Perhaps the best example of what the show is up against in trying to stay ahead of the curve as Serling did so well in his time, lies in the episode The Wunderkind. In that one, John Cho plays a political advisor who ends up helping elect an 11-year-old boy (Jacob Tremblay) as president. Of course, it’s a metaphor for Trump and his childish behavior, but it’s little else than that. Surprise, surprise, the immature kid turns out to be a bullying tyrant in the piece, and everyone is the kid’s enabler to stay in his good graces, but the Billy Mumy episode It’s a Good Life did that better back in 61.
One could quibble with the fact that the new show pays too much homage to the past series as well, with all sorts of Easter eggs dropped into the mix as if doing a riff on Nightmare at 20,000 Feet wouldn’t be enough for old school fans.
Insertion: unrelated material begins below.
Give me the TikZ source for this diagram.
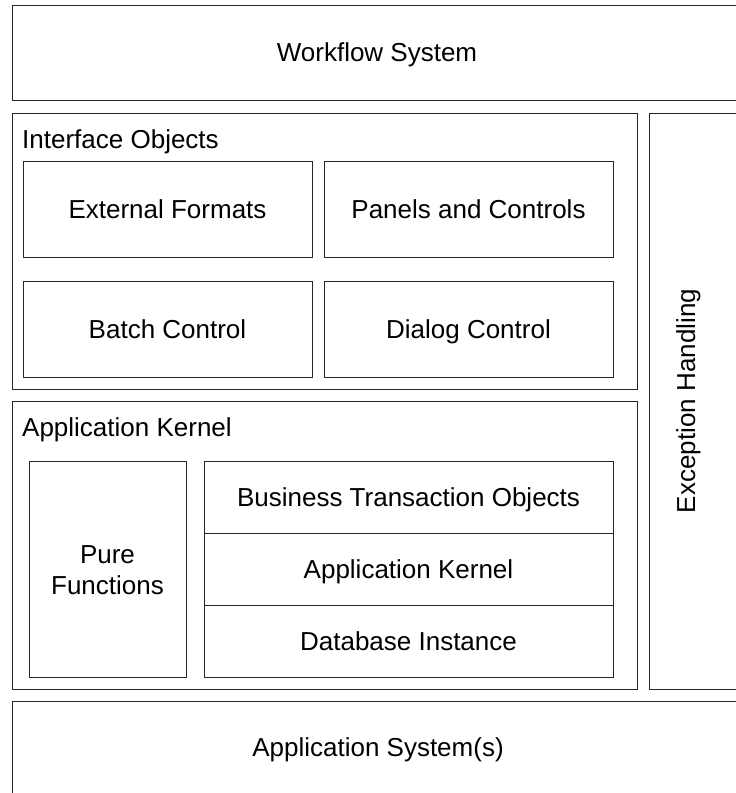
\documentclass[tikz,border=0pt]{standalone}
\usepackage{fontspec}
\setmainfont{Liberation Sans}
\usetikzlibrary{shadows}
\begin{document}
\begin{tikzpicture}[x=1pt,y=-1pt,
  box/.style={draw=black!85, line width=1pt, fill=white, rectangle, anchor=north west, inner sep=0pt, outer sep=0pt,
    drop shadow={shadow xshift=1.2pt, shadow yshift=-1.2pt, fill=black!45, opacity=1}},
  lbl/.style={font=\fontsize{26}{31}\selectfont, text=black, align=center, inner sep=0pt},
  one/.style={lbl, text height=19pt, text depth=1pt},
  ttl/.style={font=\fontsize{26}{31}\selectfont, text=black, anchor=base west, inner sep=0pt}]
\useasboundingbox (0,0) rectangle (736,793);
\clip (0,0) rectangle (736,793);
% outer boxes
\node[box, minimum width=732, minimum height=95] (wf) at (12,5) {};
\node[one] (wft) at (377,52.5) {Workflow System};
\node[box, minimum width=625, minimum height=276] (io) at (12,113) {};
\node[ttl] (iot) at (22,148) {Interface Objects};
\node[box, minimum width=95, minimum height=576] (eh) at (649,113) {};
\node[one, rotate=90] (eht) at (686,401) {Exception Handling};
\node[box, minimum width=625, minimum height=288] (ak) at (12,401) {};
\node[ttl] (akt) at (22,436) {Application Kernel};
\node[box, minimum width=732, minimum height=100] (as) at (12,701) {};
\node[one] (ast) at (378,747) {Application System(s)};
% interface objects
\node[box, minimum width=289, minimum height=96] (ext) at (23,161) {};
\node[one] at (ext.center) {External Formats};
\node[box, minimum width=289, minimum height=96] (pan) at (324,161) {};
\node[one] at (pan.center) {Panels and Controls};
\node[box, minimum width=289, minimum height=96] (bat) at (23,281) {};
\node[one] at (bat.center) {Batch Control};
\node[box, minimum width=289, minimum height=96] (dia) at (324,281) {};
\node[one] at (dia.center) {Dialog Control};
% application kernel
\node[box, minimum width=157, minimum height=216] (pf) at (29,461) {};
\node[lbl] at ([yshift=-1.5pt]pf.center) {Pure\\Functions};
\node[box, minimum width=409, minimum height=72] (bto) at (204,461) {};
\node[one] at (bto.center) {Business Transaction Objects};
\node[box, minimum width=409, minimum height=72] (akk) at (204,533) {};
\node[one] at (akk.center) {Application Kernel};
\node[box, minimum width=409, minimum height=72] (db) at (204,605) {};
\node[one] at (db.center) {Database Instance};
\end{tikzpicture}
\end{document}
Such in-jokes would be minor infractions if the rest of the show was progressive, but it’s not. Perhaps, the greatest laugh is that our times already have a modern version of The Twilight Zone. It’s called Black Mirror and it’s been on television and Netflix for over five years now.
Still, if anyone can make good on a promise to bring back The Twilight Zone in a truly productive way, it’s Peele. While the horror genre was obsessing over franchise characters and excessive gore, he injected wit, vivid characterizations, and ballsy social commentary into the mix for a new standard bearer. He knew that horror would be more effective if it was smarter, more relevant, and so eerie it was hard to shake.
As he told audiences at South by Southwest this spring, “We are in a time where we fear the other. Maybe the monster that we’re looking at has our face.” That certainly worked in both Get Out and Us, and if he applies more of that to the reboot of The Twilight Zone, he’ll have something worthier. He can start by showing all the aliens and deities the door.